Typical price: £300
What is it: Sliding next-gen sat-nav phone
What we think: The most powerful phone with GPS so far, and a real joy to use
Nokia 6110 Navigator Review
Reviewed on: 13 August 2007
Nokia blitzed the market earlier this year with the GPS-powered N95, but the 6110 is its first handset to earn the name 'Navigator'. Using Route 66 software, it promises ultra-accurate positioning with online-assisted GPS technology, and is available now for a SIM-free price of £375, or from free with a contract.
Design
Given that they spend a large portion of every day in your hand or pocket, it's surprising how many mobile phones simply don't feel nice to the touch. The 6110 has the opposite problem -- its shiny, rounded plastic casing is so tactile you might find yourself rubbing it like a pleasantly fat, high-tech worry stone. And if you start snapping the classy spring-loaded slider up and down, hours can fly by.
Controls are plastic and flush, with a white backlight to help in the dark. The keypad is small and precise, with good action. The four-way pad and two soft keys help you slip through Nokia's ever-intuitive menus with ease, but there are also a couple of other buttons worth a mention.

Beneath the pad is the Navi scroll key, which gives one-touch access to the Nokia Navigator GPS application. And on the left-side shoulder is My Own key, a customisable button that initially is set to read SMS messages out loud -- more on that later.
The other side has volume controls and a dedicated camera button. This is actually superfluous, as the 6110's 2-megapixel camera has a sliding lens cover that automatically flips the handset into camera mode. Hit the shutter without moving the cover down and you'll annoyingly activate the low-res front-facing video-call camera instead.
Pride of place on the 6110 is its superb colour screen, which uses its 76,800 pixels to deliver some of the sharpest details we've seen on a mobile phone. It's also bright enough to burn clear through the inevitable fingerprints it collects. Packing all that visual information into a screen just 56mm across, however, can generate a touch of eye-strain, especially when trying to make out road names from across the dashboard.
Features
Strangely, Nokia has chosen not to use the N95's Maps application in its second sat-nav phone, using the Route 66-based Navigator instead. We're not complaining -- Navigator uses the same Google Earth-style zoom in from the planet to your street, but the colour scheme and icons are clearer, and there are plenty more features on board.
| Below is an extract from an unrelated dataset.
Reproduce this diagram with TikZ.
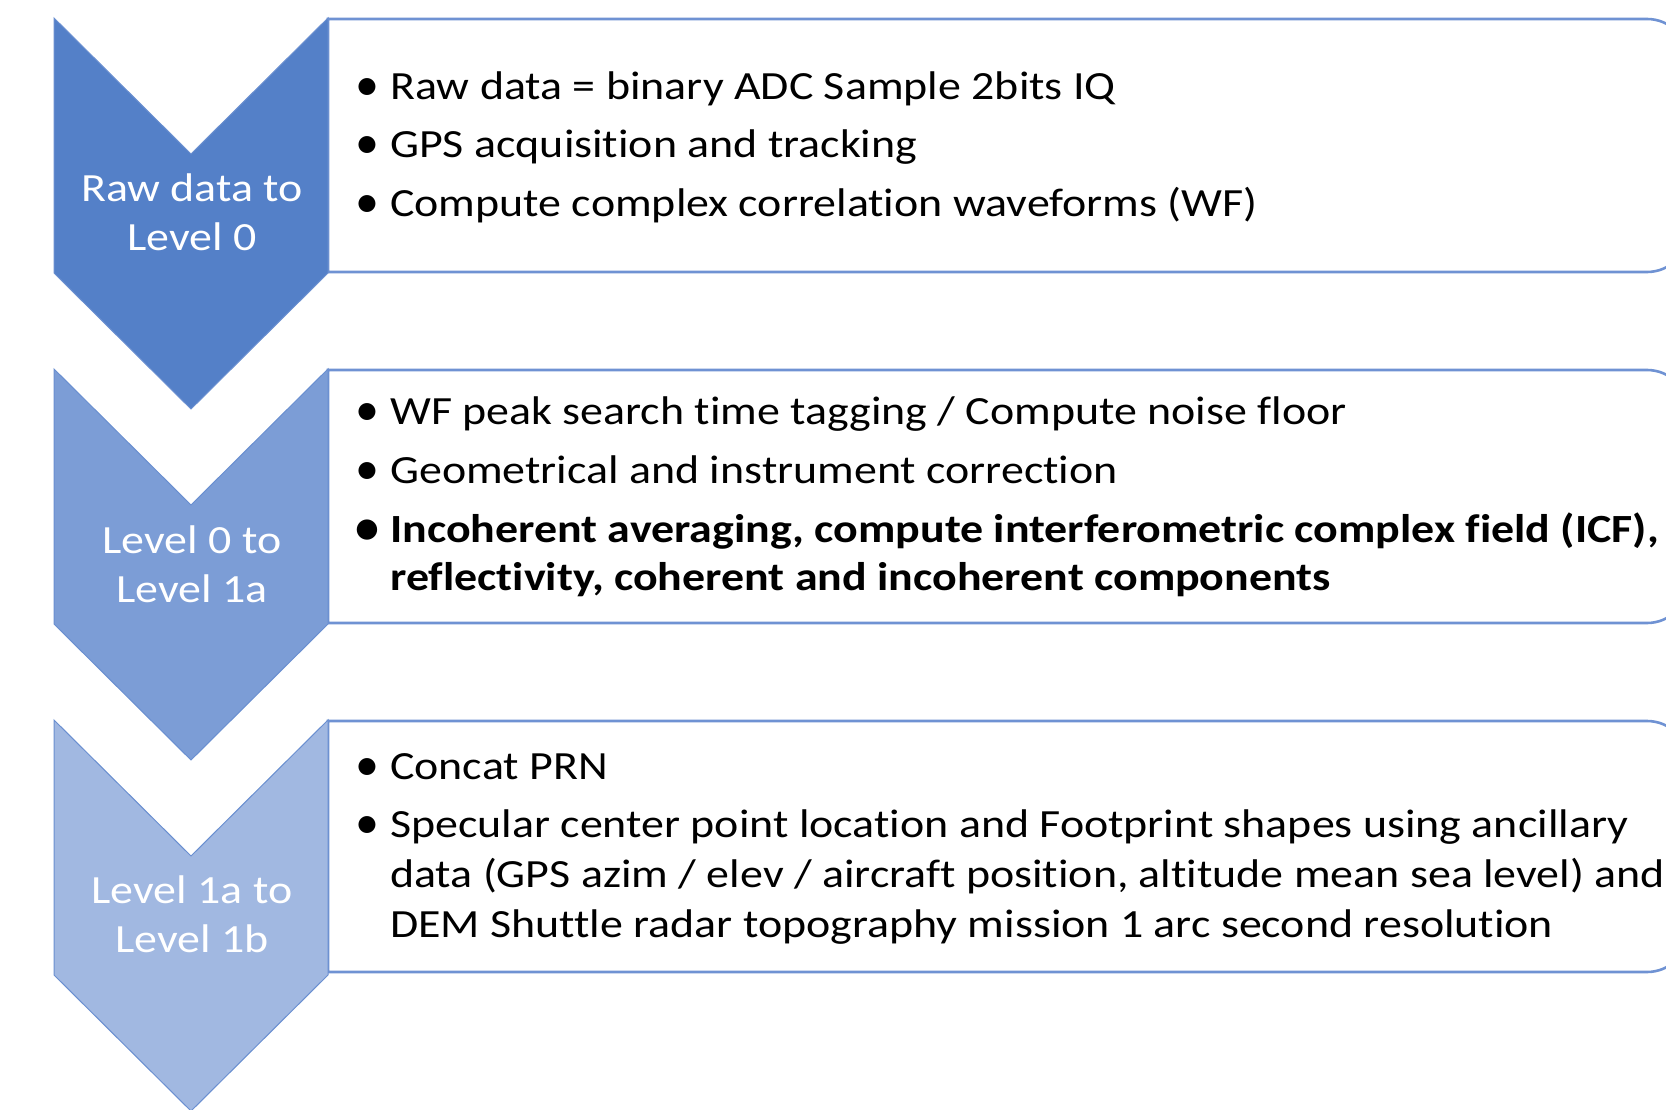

For a start, the Search functionality is simply stunning. Use the Free Text option and you simply type in any postcode, street address, business name (with a town and category) or major destination (like an airport) and it comes back in seconds. Frankly, it's easier to use, smarter and faster than any search that TomTom has come up with -- and that's saying something.
You can also home in on nearby restaurants, petrol stations and shops, and even search from your Contacts -- a great option if you've synched your PC's address book (simple enough with the supplied software). However, this annoyingly only picks up the right address about half the time, especially if you've neglected to add postcodes.